# Data Aggregation, Data Provenance, and Reproducible Data Preparation Workflows

## 1. Data Aggregation

### 1.1 Overview
Data aggregation is the process of gathering and summarizing data from multiple sources to make it more useful and informative. In Pandas, you can use the `groupby()` function to perform data aggregation operations.

### 1.2 Grouping Data
To group data by one or more columns, you can use the `groupby()` method.

In [1]:
import pandas as pd

# Example DataFrame
data = {
    'Category': ['A', 'A', 'B', 'B', 'A', 'B'],
    'Value': [10, 15, 20, 25, 30, 35]
}
df = pd.DataFrame(data)

# Group data by 'Category'
grouped_data = df.groupby('Category')

### 1.3 Aggregating Data
Apply aggregation functions like `sum()`, `mean()`, `max()`, and `min()` to the grouped data.

In [2]:
# Sum values within each group
summed_data = grouped_data.sum()
print(summed_data)

          Value
Category       
A            55
B            80


## 2. Data Provenance

### 2.1 Overview
Data provenance refers to the origin and history of a dataset, including how it was collected, processed, and analyzed. Maintaining data provenance is essential for ensuring the reliability and reproducibility of research findings.
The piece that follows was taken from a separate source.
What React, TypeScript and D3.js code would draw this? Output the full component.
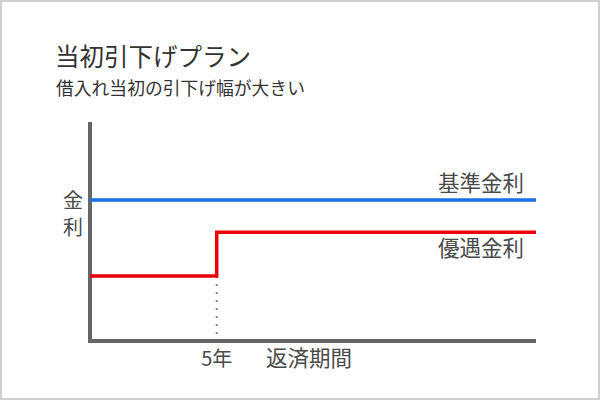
import React from "react";
import * as d3 from "d3";

const title = "当初引下げプラン";
const subtitle = "借入れ当初の引下げ幅が大きい";
const yAxisLabel = ["金", "利"];
const xTickLabel = "5年";
const xAxisLabel = "返済期間";
const seriesNames = ["基準金利", "優遇金利"];

// years of the repayment period (breakpoints)
const periods = [0, 5, 17.6];
// base rate (constant) and preferential rate (stepped)
const baseRate = [1.93, 1.93];
const preferentialRate = [0.89, 1.49];
const stepYear = 5;

const W = 600;
const H = 400;

export default function App() {
  const x = d3.scaleLinear().domain([0, 17.6]).range([90, 536]);
  const y = d3.scaleLinear().domain([0, 3]).range([341, 122]);

  const line = d3
    .line<[number, number]>()
    .x((d) => x(d[0]))
    .y((d) => y(d[1]))
    .curve(d3.curveStepAfter);

  const basePts: [number, number][] = [
    [periods[0], baseRate[0]],
    [periods[1], baseRate[1]],
    [periods[2], baseRate[1]],
  ];
  const prefPts: [number, number][] = [
    [periods[0], preferentialRate[0]],
    [periods[1], preferentialRate[1]],
    [periods[2], preferentialRate[1]],
  ];

  const font = "'Noto Sans CJK JP', 'Noto Sans', sans-serif";
  const textColor = "#4a4a4a";

  return (
    <svg
      width={W}
      height={H}
      style={{ position: "fixed", left: 0, top: 0, background: "#fff" }}
      fontFamily={font}
    >
      <rect x={1} y={1} width={W - 2} height={H - 2} fill="#fff" stroke="#cfcfcf" strokeWidth={2} />

      <text x={55} y={66} fontSize={24.5} fill="#333">
        {title}
      </text>
      <text x={56} y={95} fontSize={17.8} fill="#333">
        {subtitle}
      </text>

      {/* dotted guide at step */}
      <line
        x1={x(stepYear)}
        x2={x(stepYear)}
        y1={y(preferentialRate[0])}
        y2={y(0)}
        stroke="#888"
        strokeWidth={2}
        strokeDasharray="2,6"
      />

      {/* axes */}
      <line x1={x(0)} x2={x(0)} y1={y(3)} y2={y(0)} stroke="#666" strokeWidth={4} />
      <line x1={x(0) - 2} x2={x(17.6)} y1={y(0)} y2={y(0)} stroke="#666" strokeWidth={4} />

      <path d={line(basePts) || ""} fill="none" stroke="#1a6fe6" strokeWidth={3.5} />
      <path d={line(prefPts) || ""} fill="none" stroke="#e8000b" strokeWidth={3.5} />

      {yAxisLabel.map((c, i) => (
        <text key={c} x={73} y={208 + i * 27} fontSize={20} fill={textColor} textAnchor="middle">
          {c}
        </text>
      ))}

      <text x={524} y={191} fontSize={21.5} fill={textColor} textAnchor="end">
        {seriesNames[0]}
      </text>
      <text x={524} y={256} fontSize={21.5} fill={textColor} textAnchor="end">
        {seriesNames[1]}
      </text>

      <text x={x(stepYear)} y={366} fontSize={20} fill={textColor} textAnchor="middle">
        {xTickLabel}
      </text>
      <text x={266} y={366} fontSize={21.5} fill={textColor}>
        {xAxisLabel}
      </text>
    </svg>
  );
}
### 2.2 Tracking Data Provenance
Document data sources, processing steps, and any changes made to the dataset. Use code comments, version control systems (e.g., Git), and metadata to maintain a record of data provenance.

In [3]:
# Load data from CSV file (specify the data source)
df = pd.read_csv('pre-course_survey.csv')

# Clean data (document the cleaning steps)
df.dropna(inplace=True)
df.drop_duplicates(inplace=True)

FileNotFoundError: [Errno 2] No such file or directory: 'data.csv'

## 3. Reproducible Data Preparation Workflows

### 3.1 Overview
Reproducible data preparation workflows involve organizing your code and data in a way that makes it easy for others to understand, use, and replicate your work.

### 3.2 Best Practices

Use version control systems (e.g., Git) to track changes in code and data.
Write clean, modular, and well-documented code.
Separate data cleaning, processing, and analysis steps.
Use virtual environments to manage dependencies.
Share your code and data through public repositories (e.g., GitHub).

In [4]:
# Example of a clean, modular, and well-documented code snippet
def clean_data(df):
    """
    Clean the input DataFrame by removing missing values and duplicates.

    Parameters:
    df (DataFrame): The input DataFrame to be cleaned.

    Returns:
    DataFrame: The cleaned DataFrame.
    """
    df.dropna(inplace=True)
    df.drop_duplicates(inplace=True)
    return df

# Load data
data = pd.read_csv('pre-course_survey.csv')

# Clean data
cleaned_data = clean_data(data)

## 4. Hands-on Exercises

### Exercise 1
Create a DataFrame with random data and perform data aggregation using the groupby() method. Apply different aggregation functions like sum(), mean(), and count().

### Exercise 2
Design a simple reproducible data preparation workflow. Load a dataset, clean it, and visualize the results. Document your code and steps using comments and Markdown cells.